Atelier régional de formation aux médias et aux élections à l’intention de journalistes chevronnés d’Afrique de l’Est et Australe

 19. Le 28 septembre 2010, la Rapporteure spéciale a participé à un Atelier régional de formation sur les médias et les élections à l’intention de journalistes chevronnés d’Afrique de l’Est et du Centre, organisé par le PNUD. Elle y a fait une présentation sur le thème « Liberté d’expression et accès à l’information : un pré-requis pour des élections démocratiques en Afrique ».

 20. La Rapporteure spéciale a fait observer que des élections libres et équitables et les droits de l’homme sont des principes cardinaux de la démocratie et qu’ainsi la réalisation pratique du droit à l’information requiert que soient mises en œuvre des garanties constitutionnelles dans le cadre de régimes législatifs détaillés.

 Réunion d’experts sur la rédaction d’un modèle de loi sur la liberté de l’information en Afrique

 21.  Du 29 au 31 octobre 2010, la Rapporteure spéciale a participé à une réunion d’experts sur la rédaction d’un modèle de loi sur la liberté de l’information en Afrique.
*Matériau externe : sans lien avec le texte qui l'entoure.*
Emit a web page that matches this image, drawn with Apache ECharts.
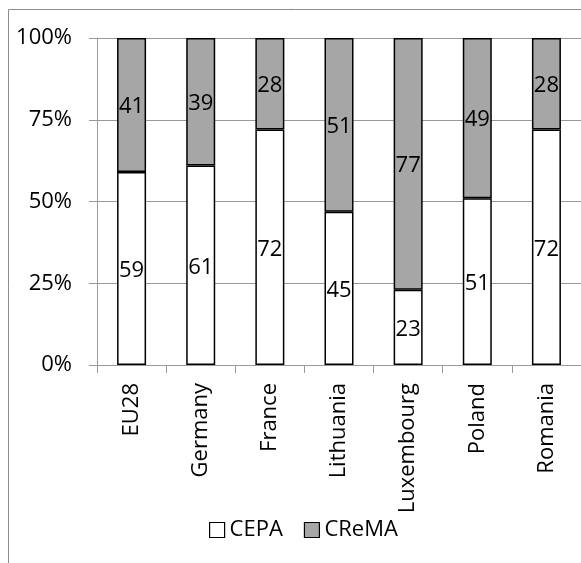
<!DOCTYPE html>
<html>
<head>
<meta charset="utf-8">
<style>
  html, body { margin: 0; padding: 0; background: #fff; }
  #chart { width: 581px; height: 563px; }
</style>
<script src="https://cdn.jsdelivr.net/npm/echarts@6/dist/echarts.min.js"></script>
</head>
<body>
<div id="chart"></div>
<script>
// Countries and the two expenditure shares
const categories = ['EU28', 'Germany', 'France', 'Lithuania', 'Luxembourg', 'Poland', 'Romania'];
const cepa = [59, 61, 72, 45, 23, 51, 72];
const crema = [41, 39, 28, 51, 77, 49, 28];
const yTicks = [0, 25, 50, 75, 100];

// 100% stacking: each bar is scaled to the sum of its two parts
const totals = categories.map((_, i) => cepa[i] + crema[i]);
const toShare = (arr) => arr.map((v, i) => ({ value: v / totals[i] * 100, raw: v }));

const FONT = 'Open Sans';
const GRID_COLOR = '#999999';

const chart = echarts.init(document.getElementById('chart'), null, { renderer: 'canvas' });

const labelCfg = {
  show: true,
  position: 'inside',
  color: '#000',
  fontFamily: FONT,
  fontSize: 22,
  offset: [0, 2],
  formatter: (p) => String(p.data.raw)
};

chart.setOption({
  animation: false,
  backgroundColor: '#fff',
  textStyle: { fontFamily: FONT },
  graphic: [{
    type: 'rect',
    shape: { x: 8.5, y: 9.5, width: 600, height: 600 },
    style: { fill: 'none', stroke: '#8c8c8c', lineWidth: 1 },
    silent: true,
    z: -1
  }],
  grid: { left: 97, top: 38, width: 494, bottom: 198, containLabel: false },
  legend: {
    left: 204,
    top: 514,
    itemWidth: 15,
    itemHeight: 15,
    itemGap: 21,
    textStyle: { fontFamily: FONT, fontSize: 22, color: '#000', padding: [0, 0, 0, 0] },
    icon: 'rect',
    data: [
      { name: 'CEPA', itemStyle: { color: '#fff', borderColor: '#000', borderWidth: 1.2 } },
      { name: 'CReMA', itemStyle: { color: '#a6a6a6', borderColor: '#000', borderWidth: 1.2 } }
    ]
  },
  xAxis: {
    type: 'category',
    data: categories,
    axisLine: { show: true, lineStyle: { color: GRID_COLOR, width: 1 } },
    axisTick: { show: true, length: 8, lineStyle: { color: GRID_COLOR } },
    axisLabel: {
      rotate: 90,
      margin: 18,
      color: '#000',
      fontFamily: FONT,
      fontSize: 22,
      interval: 0
    }
  },
  yAxis: {
    type: 'value',
    min: yTicks[0],
    max: yTicks[yTicks.length - 1],
    interval: 25,
    axisLine: { show: true, lineStyle: { color: GRID_COLOR, width: 1 } },
    axisTick: { show: true, length: 8, lineStyle: { color: GRID_COLOR } },
    splitLine: { show: true, lineStyle: { color: GRID_COLOR, width: 1 } },
    axisLabel: {
      margin: 25,
      color: '#000',
      fontFamily: FONT,
      fontSize: 22,
      formatter: '{value}%'
    }
  },
  series: [
    {
      name: 'CEPA',
      type: 'bar',
      stack: 'total',
      barWidth: 29,
      data: toShare(cepa),
      itemStyle: { color: '#fff', borderColor: '#000', borderWidth: 1.5 },
      label: labelCfg
    },
    {
      name: 'CReMA',
      type: 'bar',
      stack: 'total',
      barWidth: 29,
      data: toShare(crema),
      itemStyle: { color: '#a6a6a6', borderColor: '#000', borderWidth: 1.5 },
      label: labelCfg
    }
  ]
});
</script>
</body>
</html>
 22. Le Centre for Human Rights de l’Université de Pretoria a organisé l’atelier en collaboration avec la Rapporteure spéciale et Open Society Justice Initiative (OSJI).

 23. A la fin de la réunion, des Principes et des Lignes directrices devant être intégrés dans le modèle de Loi ont été adoptés et un Comité de rédaction a été établi pour initier le processus de rédaction. Il est à souhaiter que le modèle de loi sera adopté par la Commission africaine en 2011.

 Réunion de réflexion sur le renforcement de la liberté d’expression en vertu du Mécanisme africain d’évaluation par les pairs (MAEP)

24. Le 12 novembre 2010, la Rapporteure spéciale a participé à une réunion de réflexion sur le renforcement de la liberté d’expression en vertu du Mécanisme africain d’évaluation par les pairs (MAEP), organisé par Article 19, en collaboration avec son mandat. 

25. La réunion avait trois objectifs principaux : renforcer la coopération et les relations de travail entre le mandat de la Rapporteure spéciale et le MAEP, assurer que les questions liées à la liberté d’expression et à l’accès à l’information soient intégrées dans le Questionnaire et les Indicateurs du MAEP  et renforcer la coopération entre la Commission africaine et le MAEP.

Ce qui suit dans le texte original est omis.